Comment fixer les populations ?
Afin de fixer les populations sur leurs terres, et éviter que certaines régions se dépeuplent, et d’autres soient surpeuplées, Raoudha Gafrej propose, dans un premier temps, d’adapter les cultures en fonction des ressources en eau et des changements climatiques. L’activité agricole en Tunisie telle que pratiquée maintenant n’est pas adaptée ni au climat du pays ni à ses ressources hydrauliques. Pendant que les réserves en eau s’amenuisent, la culture maraichère, exigeant une irrigation intensive, a pris une part de plus en plus importante dans la production. C’est le cas notamment des tomates, des agrumes, des raisins ou des pastèques et des melons. Entre demande locale et production destinée à l’exportation, la Tunisie surexploite les eaux de surface et souterraines sans contrôle de la part des autorités.

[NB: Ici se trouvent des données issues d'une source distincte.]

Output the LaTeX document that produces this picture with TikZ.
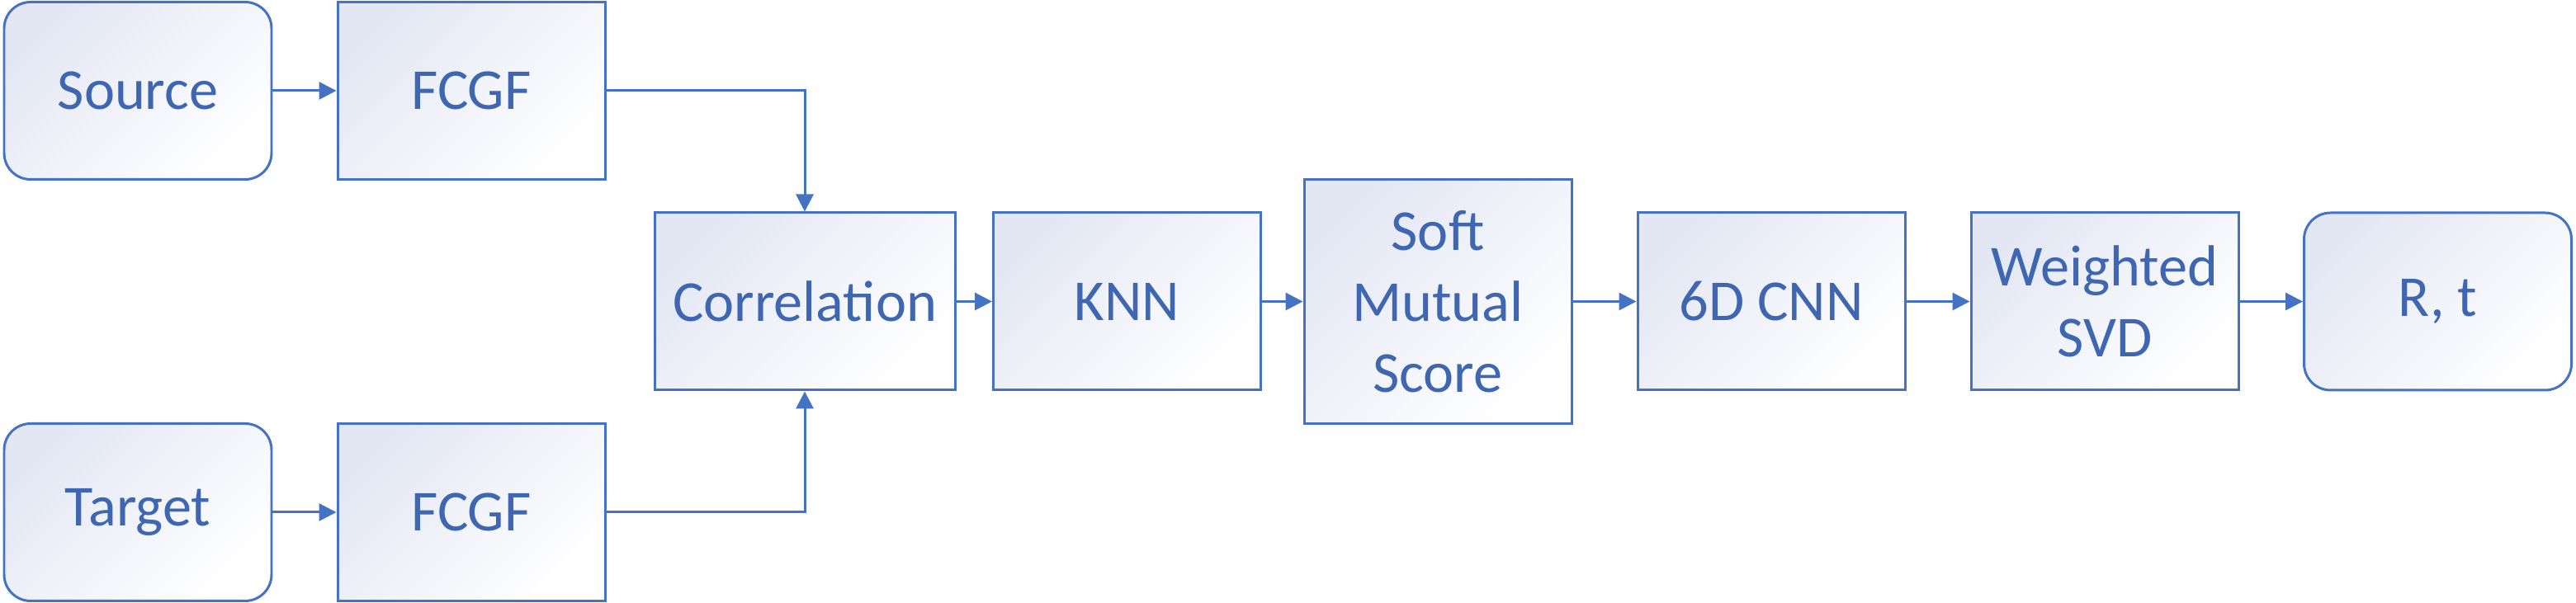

« Cela ne sert à rien de planter des fruits ou des légumes gourmands en eau si l’on ne dispose pas d’eau, d’où l’importance du respect de la carte agricole qui doit être adaptée au changement climatique». Mme Gafrej nous dévoile par exemple que dans la région de Kasserine, certains exploitants n’hésitent pas à se raccorder aux réseaux de l’ONAS et à irriguer certaines cultures avec les eaux usées, sans qu’aucun contrôle ne soit effectué… Un phénomène qui pose une risque majeur sur la santé publique.
Elle propose que les zones à faibles ressources se tournent vers d’autres secteurs économiques que l’agriculture faisant référence notamment au tourisme alternatif, de plus en plus en vogue dans le monde entier.
Enfin, l’experte rappelle que la Tunisie est en situation de pénurie d’eau absolue. Son potentiel en eau implique une gestion en mode de crise continuelle et des conflits majeurs qui vont s’intensifier engendrant la paralysie totale du développement. C’est pourquoi, elle exhorte le président de la république à décréter l’état de catastrophe naturelle et aussi l’état d’urgence dans le secteur de l’eau afin de prendre des mesures qui permettront de préserver les ressources en eau mais aussi de prendre des mesures immédiates pour satisfaire l’alimentation en eau de la population.
Wissal Ayadi
Nos ancêtres ont su gérer le problème d’eau mieux que vous : il faut impérativement imposer pour chaque construction ( maison immeuble, ferme agricole, …..) des citernes pour stocker les eaux de ruissellement, les eaux de toits, les eaux de terrasses, etc….
Dommage, aussi pour le gaspillage d’eau.